The expansion builds upon Shutterstock’s existing repository, which currently exceeds 600 million images, 50 million videos, 5 million music tracks and sound effects, and 1 million 3D models. By adding specialized assets like long-form video and scientific data, Shutterstock is targeting developers and enterprise partners who require niche datasets for complex multimodal training. The company confirmed that its data licensing business now supports the entire model training lifecycle, from initial research and development to commercial deployment and ongoing retraining.

Daniel Mandell, Senior Vice President of Data Licensing and AI at Shutterstock, stated that high-quality, rights-cleared data has become as critical to AI infrastructure as compute power. He emphasized that generative AI models require a continuous flow of fresh data to remain accurate and competitive. To facilitate this, Shutterstock offers both research and commercial licensing options, allowing startups and academic researchers to begin with lower-cost research licenses before transitioning to commercial agreements for scaled production.

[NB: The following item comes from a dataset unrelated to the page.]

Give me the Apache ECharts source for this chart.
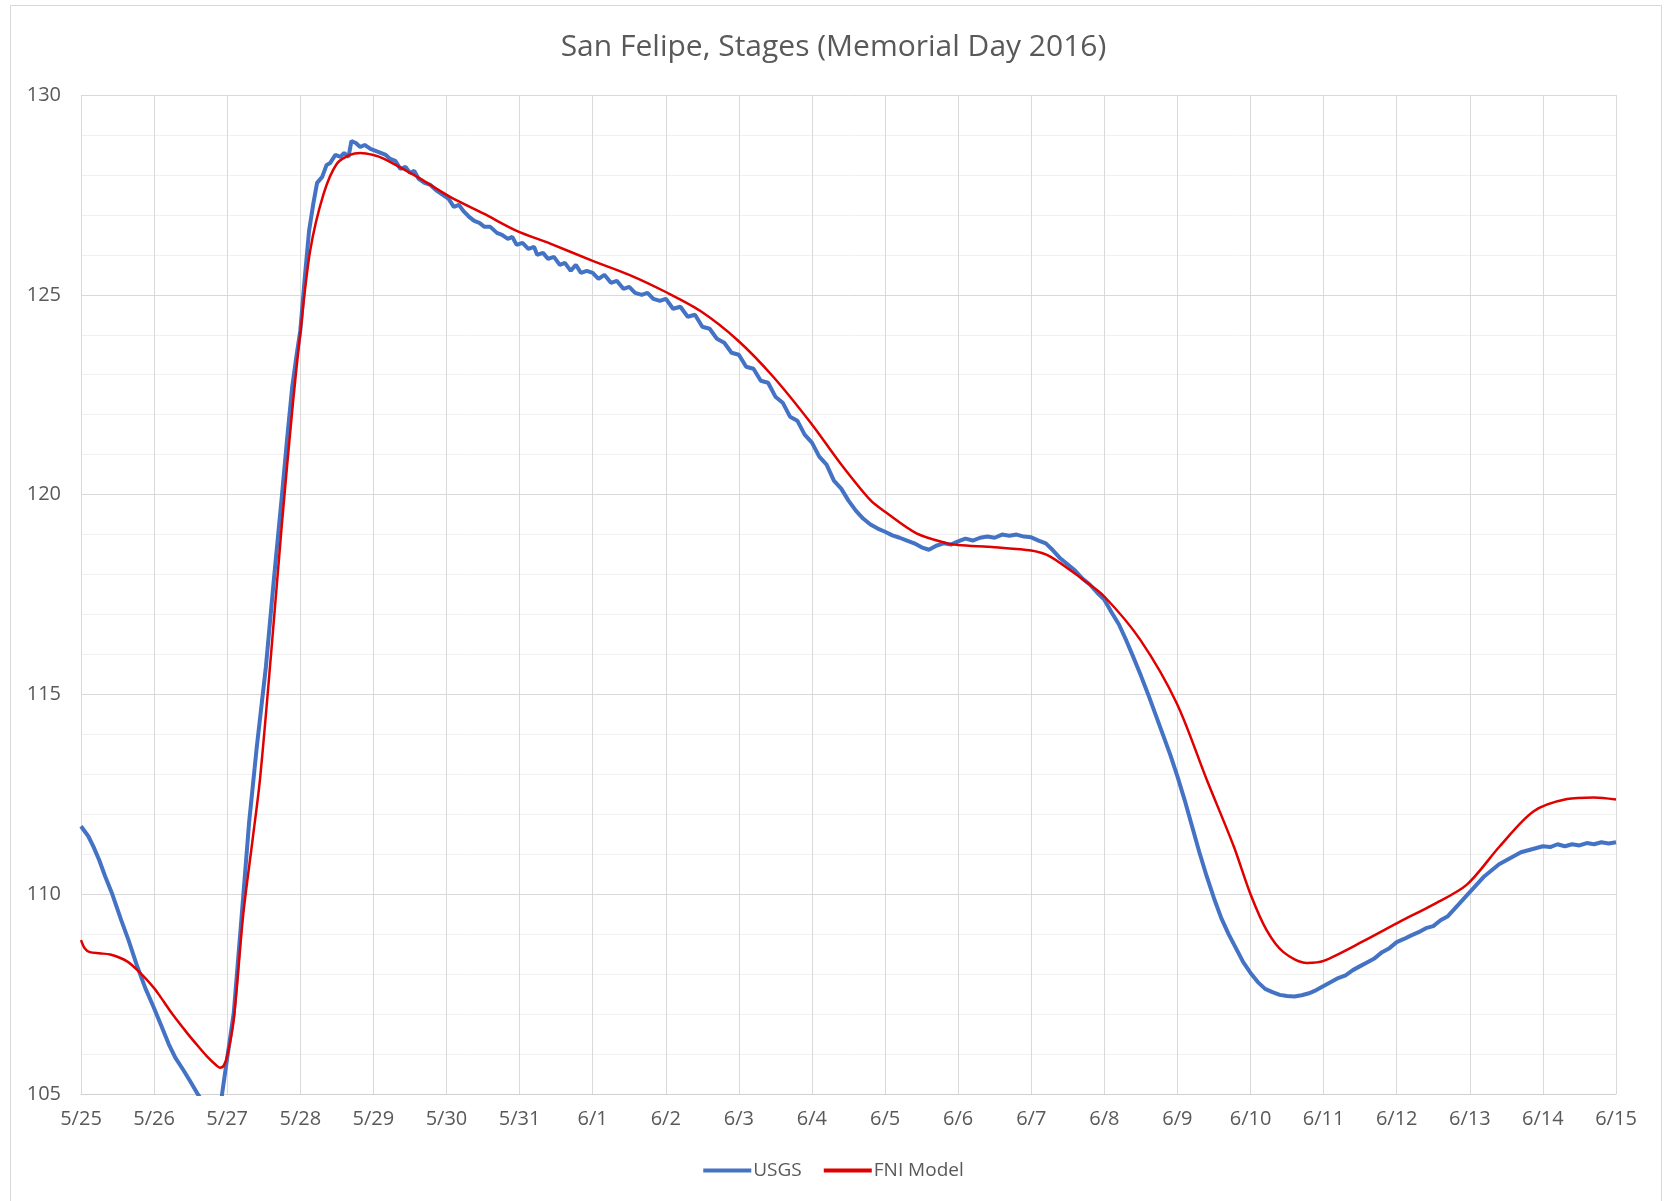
<!DOCTYPE html>
<html>
<head>
<meta charset="utf-8">
<title>San Felipe, Stages</title>
<script src="https://cdn.jsdelivr.net/npm/echarts@6/dist/echarts.min.js"></script>
<style>
  html, body { margin: 0; padding: 0; background: #fff; }
  #chart { width: 1667px; height: 1201px; }
</style>
</head>
<body>
<div id="chart"></div>
<script>
// x values are days after 5/25
const dateLabels = ['5/25', '5/26', '5/27', '5/28', '5/29', '5/30', '5/31', '6/1', '6/2', '6/3', '6/4',
  '6/5', '6/6', '6/7', '6/8', '6/9', '6/10', '6/11', '6/12', '6/13', '6/14', '6/15'];

// USGS gauge readings
const usgsDays = [0.00, 0.10, 0.17, 0.25, 0.33, 0.43, 0.55, 0.65, 0.77, 0.88, 0.99, 1.10, 1.20, 1.29, 1.40,
  1.50, 1.60, 1.72, 1.83, 1.90, 1.93, 2.00, 2.09, 2.20, 2.30, 2.40, 2.53, 2.64, 2.75, 2.82, 2.89, 2.95,
  3.00, 3.06, 3.12, 3.18, 3.23, 3.30, 3.36, 3.41, 3.48, 3.55, 3.60, 3.66, 3.70, 3.76, 3.82, 3.88, 3.96,
  4.03, 4.10, 4.17, 4.23, 4.30, 4.37, 4.44, 4.50, 4.56, 4.62, 4.70, 4.78, 4.87, 4.95, 5.03, 5.10, 5.17,
  5.23, 5.31, 5.38, 5.45, 5.52, 5.60, 5.69, 5.76, 5.84, 5.90, 5.96, 6.04, 6.12, 6.20, 6.24, 6.32, 6.39,
  6.47, 6.55, 6.62, 6.70, 6.77, 6.84, 6.92, 7.00, 7.08, 7.16, 7.25, 7.33, 7.42, 7.50, 7.58, 7.67, 7.75,
  7.83, 7.92, 8.00, 8.10, 8.20, 8.30, 8.40, 8.50, 8.60, 8.70, 8.80, 8.90, 9.00, 9.10, 9.20, 9.30, 9.40,
  9.50, 9.60, 9.70, 9.80, 9.90, 10.00, 10.10, 10.20, 10.30, 10.40, 10.50, 10.60, 10.70, 10.80, 10.90,
  11.00, 11.10, 11.20, 11.30, 11.40, 11.50, 11.60, 11.70, 11.80, 11.90, 12.00, 12.10, 12.20, 12.30,
  12.40, 12.50, 12.60, 12.70, 12.80, 12.90, 13.00, 13.10, 13.20, 13.30, 13.40, 13.50, 13.60, 13.70,
  13.80, 13.90, 14.00, 14.10, 14.20, 14.30, 14.40, 14.50, 14.60, 14.70, 14.80, 14.90, 15.00, 15.10,
  15.20, 15.30, 15.40, 15.50, 15.60, 15.70, 15.80, 15.90, 16.00, 16.10, 16.20, 16.30, 16.40, 16.50,
  16.60, 16.70, 16.80, 16.90, 17.00, 17.10, 17.20, 17.30, 17.40, 17.50, 17.60, 17.70, 17.80, 17.90,
  18.00, 18.10, 18.20, 18.30, 18.40, 18.50, 18.60, 18.70, 18.80, 18.90, 19.00, 19.10, 19.20, 19.30,
  19.40, 19.50, 19.60, 19.70, 19.80, 19.90, 20.00, 20.10, 20.20, 20.30, 20.40, 20.50, 20.60, 20.70,
  20.80, 20.90, 21.00];
const usgsStage = [111.70, 111.45, 111.19, 110.85, 110.45, 109.99, 109.35, 108.85, 108.19, 107.65, 107.19,
  106.70, 106.25, 105.91, 105.60, 105.30, 104.99, 104.65, 104.40, 104.30, 105.00, 105.90, 107.03, 109.50,
  111.80, 113.60, 115.70, 117.90, 120.00, 121.40, 122.70, 123.50,
  124.10, 125.40, 126.60, 127.30, 127.80, 127.95, 128.25, 128.30, 128.50, 128.45, 128.55, 128.45, 128.85,
  128.80, 128.70, 128.75, 128.65, 128.60, 128.55, 128.50, 128.40, 128.35, 128.15, 128.20, 128.05, 128.10,
  127.90, 127.80, 127.75, 127.60, 127.50, 127.40, 127.20, 127.25, 127.10, 126.95, 126.85, 126.80, 126.70,
  126.70, 126.55, 126.50, 126.40, 126.45, 126.25, 126.30, 126.15, 126.20, 126.00, 126.05, 125.90, 125.95,
  125.75, 125.80, 125.60, 125.75, 125.55, 125.60, 125.55, 125.40, 125.50, 125.30, 125.35, 125.15, 125.20,
  125.05, 125.00, 125.05, 124.90, 124.85, 124.90, 124.65, 124.70, 124.45, 124.50, 124.20, 124.15, 123.90,
  123.80, 123.55, 123.50, 123.20, 123.15, 122.85, 122.80, 122.45, 122.30, 121.95, 121.85, 121.50, 121.30,
  120.95, 120.75, 120.35, 120.15, 119.85, 119.60, 119.40, 119.25, 119.15, 119.07, 118.98, 118.92, 118.85,
  118.78, 118.68, 118.62, 118.72, 118.78, 118.75, 118.83, 118.90, 118.85, 118.92, 118.95, 118.92, 119.00,
  118.97, 119.00, 118.95, 118.93, 118.85, 118.78, 118.60, 118.40, 118.25, 118.10, 117.90, 117.75, 117.55,
  117.37, 117.05, 116.75, 116.35, 115.92, 115.47, 115.00, 114.50, 114.00, 113.50, 112.95, 112.35, 111.70,
  111.05, 110.45, 109.90, 109.40, 109.00, 108.65, 108.30, 108.03, 107.80, 107.63, 107.55, 107.48, 107.45,
  107.44, 107.47, 107.52, 107.60, 107.70, 107.80, 107.90, 107.97, 108.10, 108.20, 108.30, 108.40, 108.55,
  108.65, 108.80, 108.88, 108.97, 109.05, 109.15, 109.20, 109.35, 109.45, 109.65, 109.85, 110.05, 110.25,
  110.45, 110.60, 110.75, 110.85, 110.95, 111.05, 111.10, 111.15, 111.20, 111.18, 111.25, 111.20, 111.25,
  111.22, 111.28, 111.25, 111.30, 111.27, 111.30];

// FNI model output
const fniDays = [0.00, 0.05, 0.12, 0.25, 0.40, 0.63, 0.81, 1.00, 1.08, 1.25, 1.45, 1.60, 1.72, 1.85, 1.90,
  1.95, 2.00, 2.09, 2.22, 2.35, 2.45, 2.60, 2.75, 2.90, 3.00, 3.135, 3.32, 3.50, 3.68, 3.82, 4.00, 4.14,
  4.60, 5.05, 5.51, 5.96, 6.42, 7.00, 7.50, 8.00, 8.47, 8.98, 9.47, 9.99, 10.39, 10.80, 11.00, 11.43,
  11.85, 12.00, 12.50, 13.00, 13.26, 13.71, 14.00, 14.49, 14.99, 15.40, 15.77, 16.00, 16.22, 16.45,
  16.77, 17.00, 17.59, 18.05, 18.50, 18.96, 19.41, 19.87, 20.33, 20.70, 21.00];
const fniStage = [108.85, 108.65, 108.55, 108.52, 108.49, 108.32, 108.03, 107.65, 107.45, 107.00, 106.53,
  106.20, 105.95, 105.72, 105.66, 105.70, 105.95, 106.87, 109.50, 111.40, 112.90, 116.00, 119.30, 122.30,
  124.04, 126.10, 127.53, 128.28, 128.50, 128.55, 128.50, 128.41, 127.95, 127.45, 127.03, 126.60, 126.28,
  125.85, 125.50, 125.07, 124.60, 123.87, 122.95, 121.78, 120.78, 119.86, 119.57, 119.03,
  118.78, 118.74, 118.68, 118.60, 118.45, 117.87, 117.45, 116.37, 114.78, 112.87, 111.20, 110.00, 109.10,
  108.55, 108.28, 108.33, 108.87, 109.32, 109.74, 110.24, 111.20, 112.07, 112.38, 112.42, 112.37];

const yTicks = { min: 105, max: 130, step: 5 };

const chart = echarts.init(document.getElementById('chart'), null, { renderer: 'canvas' });
const grey = '#595959';

const option = {
  backgroundColor: '#ffffff',
  animation: false,
  title: {
    text: 'San Felipe, Stages (Memorial Day 2016)',
    left: 'center',
    top: 27,
    textStyle: { fontFamily: 'Open Sans', fontSize: 30, fontWeight: 'normal', color: grey }
  },
  graphic: [{
    type: 'rect',
    shape: { x: 10.5, y: 5.5, width: 1651, height: 1220 },
    style: { fill: 'none', stroke: '#d9d9d9', lineWidth: 1 },
    silent: true
  }],
  legend: {
    bottom: 16,
    left: 'center',
    itemWidth: 48,
    itemHeight: 4,
    itemGap: 22,
    icon: 'rect',
    textStyle: { fontFamily: 'Open Sans', fontSize: 19, color: grey, padding: [0, 0, 0, -3] },
    data: ['USGS', 'FNI Model']
  },
  grid: { left: 81, right: 51, top: 95, bottom: 107, containLabel: false },
  xAxis: {
    type: 'value',
    min: 0,
    max: dateLabels.length - 1,
    interval: 1,
    axisLine: { show: true, lineStyle: { color: '#d0d0d0', width: 1 } },
    axisTick: { show: false },
    splitLine: { show: true, lineStyle: { color: '#d9d9d9', width: 1 } },
    axisLabel: {
      margin: 15,
      fontFamily: 'Open Sans',
      fontSize: 20,
      color: grey,
      formatter: v => dateLabels[Math.round(v)]
    }
  },
  yAxis: {
    type: 'value',
    min: yTicks.min,
    max: yTicks.max,
    interval: yTicks.step,
    axisLine: { show: false },
    axisTick: { show: false },
    splitLine: { show: true, lineStyle: { color: '#d9d9d9', width: 1 } },
    minorTick: { show: false, splitNumber: 5 },
    minorSplitLine: { show: true, lineStyle: { color: '#f0f0f0', width: 1 } },
    axisLabel: { margin: 20, fontFamily: 'Open Sans', fontSize: 20, color: grey }
  },
  series: [
    {
      name: 'USGS',
      type: 'line',
      data: usgsDays.map((d, i) => [d, usgsStage[i]]),
      showSymbol: false,
      clip: true,
      lineStyle: { color: '#4472c4', width: 4 },
      itemStyle: { color: '#4472c4' },
      z: 2
    },
    {
      name: 'FNI Model',
      type: 'line',
      data: fniDays.map((d, i) => [d, fniStage[i]]),
      showSymbol: false,
      smooth: 0.3,
      clip: true,
      lineStyle: { color: '#e00000', width: 2.5 },
      itemStyle: { color: '#e00000' },
      z: 3
    }
  ]
};

chart.setOption(option);
</script>
</body>
</html>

Beyond raw data access, the company’s platform provides integrated services including data structuring, labeling, rights management, and training orchestration. These offerings are supported by ML-assisted evaluation tools and MLOps deployment services, ensuring that content is technically optimized for model ingestion while maintaining clear data provenance for compliance purposes. The company also highlighted its use of human-reviewed metadata to improve model performance and facilitate the transition from experimental phases to production-ready applications. This follows the recent launch of Shutterstock’s AI Services, which provides end-to-end model training and evaluation for global technology partners.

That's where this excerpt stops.